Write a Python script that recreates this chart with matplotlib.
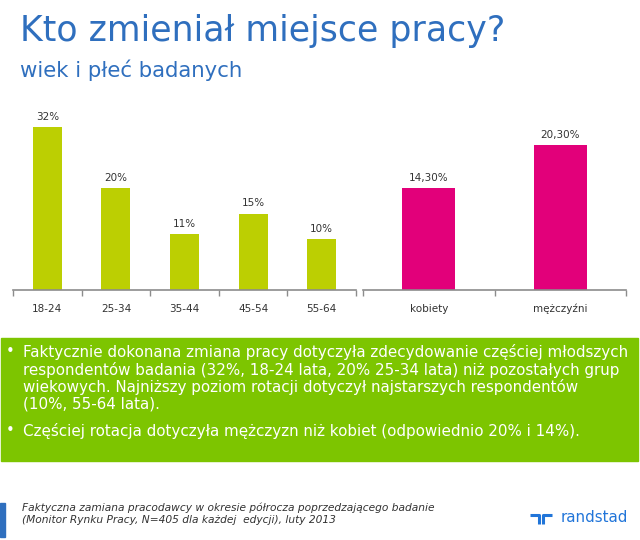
import matplotlib
matplotlib.use("Agg")
import matplotlib.pyplot as plt
from matplotlib.patches import Rectangle
from matplotlib.lines import Line2D

# ── Data ──────────────────────────────────────────────────────────────────────
age_groups = ["18-24", "25-34", "35-44", "45-54", "55-64"]
age_values = [32, 20, 11, 15, 10]
age_labels = ["32%", "20%", "11%", "15%", "10%"]

genders = ["kobiety", "mężczyźni"]
gender_values = [14.3, 20.3]
gender_labels = ["14,30%", "20,30%"]

title = "Kto zmieniał miejsce pracy?"
subtitle = "wiek i płeć badanych"
bullets = [
    "Faktycznie dokonana zmiana pracy dotyczyła zdecydowanie częściej młodszych\n"
    "respondentów badania (32%, 18-24 lata, 20% 25-34 lata) niż pozostałych grup\n"
    "wiekowych. Najniższy poziom rotacji dotyczył najstarszych respondentów\n"
    "(10%, 55-64 lata).",
    "Częściej rotacja dotyczyła mężczyzn niż kobiet (odpowiednio 20% i 14%).",
]
footnote = ("Faktyczna zamiana pracodawcy w okresie półrocza poprzedzającego badanie\n"
            "(Monitor Rynku Pracy, N=405 dla każdej  edycji), luty 2013")

# ── Style ─────────────────────────────────────────────────────────────────────
BLUE = "#2F6FBE"
GREEN_BAR = "#BCCF02"
PINK = "#E2007A"
BOX_GREEN = "#7DC500"
AXIS_GRAY = "#8C8C8C"
TEXT_DARK = "#333333"
LOGO = "#2175D9"
W, H = 640, 540

plt.rcParams["font.family"] = ["DejaVu Sans"]

fig = plt.figure(figsize=(W / 100, H / 100), dpi=100)


def fx(px):
    return px / W


def fy(py):
    return 1 - py / H


def bar_panel(rect, cats, vals, labels, color, ymax, width):
    ax = fig.add_axes(rect)
    xs = range(len(cats))
    bars = ax.bar(xs, vals, width=width, color=color, zorder=2)
    for b, lab in zip(bars, labels):
        ax.annotate(lab, (b.get_x() + b.get_width() / 2, b.get_height()),
                    xytext=(0, 4), textcoords="offset points",
                    ha="center", va="bottom", fontsize=7.5, color=TEXT_DARK)
    ax.set_xlim(-0.5, len(cats) - 0.5)
    ax.set_ylim(0, ymax)
    for s in ("top", "right", "left"):
        ax.spines[s].set_visible(False)
    ax.spines["bottom"].set_color(AXIS_GRAY)
    ax.spines["bottom"].set_linewidth(1.2)
    ax.set_yticks([])
    ax.set_xticks(list(xs))
    ax.set_xticklabels(cats, fontsize=7.5, color=TEXT_DARK)
    ax.tick_params(axis="x", which="major", length=0, pad=10)
    ax.set_xticks([i - 0.5 for i in range(len(cats) + 1)], minor=True)
    ax.tick_params(axis="x", which="minor", length=4, width=1, color=AXIS_GRAY)
    return ax


top, base = 112, 290
bar_panel([fx(13), fy(base), fx(343), (base - top) / H],
          age_groups, age_values, age_labels, GREEN_BAR, 35, 0.42)
bar_panel([fx(363), fy(base), fx(263), (base - top) / H],
          genders, gender_values, gender_labels, PINK, 25, 0.40)

# ── Titles ────────────────────────────────────────────────────────────────────
fig.text(fx(20), fy(31), title, fontsize=25, color=BLUE, va="center", ha="left")
fig.text(fx(20), fy(70), subtitle, fontsize=15.3, color=BLUE, va="center", ha="left")

# ── Green summary box ─────────────────────────────────────────────────────────
fig.add_artist(Rectangle((fx(1), fy(461)), fx(637), (461 - 338) / H,
                         transform=fig.transFigure, color=BOX_GREEN, zorder=0))
bullet_y = [344, 423]
for by, txt in zip(bullet_y, bullets):
    fig.text(fx(6), fy(by), "•", fontsize=10.5, color="white", va="top", ha="left")
    fig.text(fx(23), fy(by), txt, fontsize=10.9, color="white", va="top",
             ha="left", linespacing=1.13)

# ── Footnote & logo ───────────────────────────────────────────────────────────
fig.add_artist(Rectangle((0, fy(537)), fx(5), 34 / H,
                         transform=fig.transFigure, color=BLUE))
fig.text(fx(22), fy(514), footnote, fontsize=7.7, style="italic",
         color=TEXT_DARK, va="center", ha="left", linespacing=1.2)

for xs_, ys_ in [([530, 539, 539], [515, 515, 524]),
                 ([543, 543, 552], [524, 515, 515])]:
    fig.add_artist(Line2D([fx(v) for v in xs_], [fy(v) for v in ys_],
                          transform=fig.transFigure, color=LOGO, linewidth=2.2,
                          solid_joinstyle="round", solid_capstyle="butt"))
fig.text(fx(561), fy(517), "randstad", fontsize=10.8, color=LOGO,
         va="center", ha="left")

fig.savefig("out.png", dpi=100)
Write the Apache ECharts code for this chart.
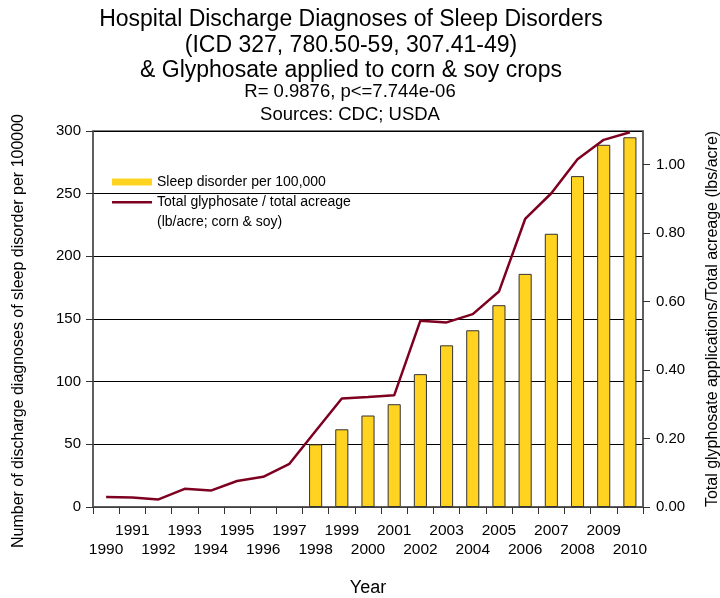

What needs to be done - Give again exactly the lines running from the beginning of the material above through the line that contains "from matplotlib.lines import Line2D", and leave out every picture.

Exercise output -
Write a Python script that recreates this chart with matplotlib.
import matplotlib
matplotlib.use("Agg")
import matplotlib.pyplot as plt
from matplotlib.patches import Rectangle
from matplotlib.lines import Line2D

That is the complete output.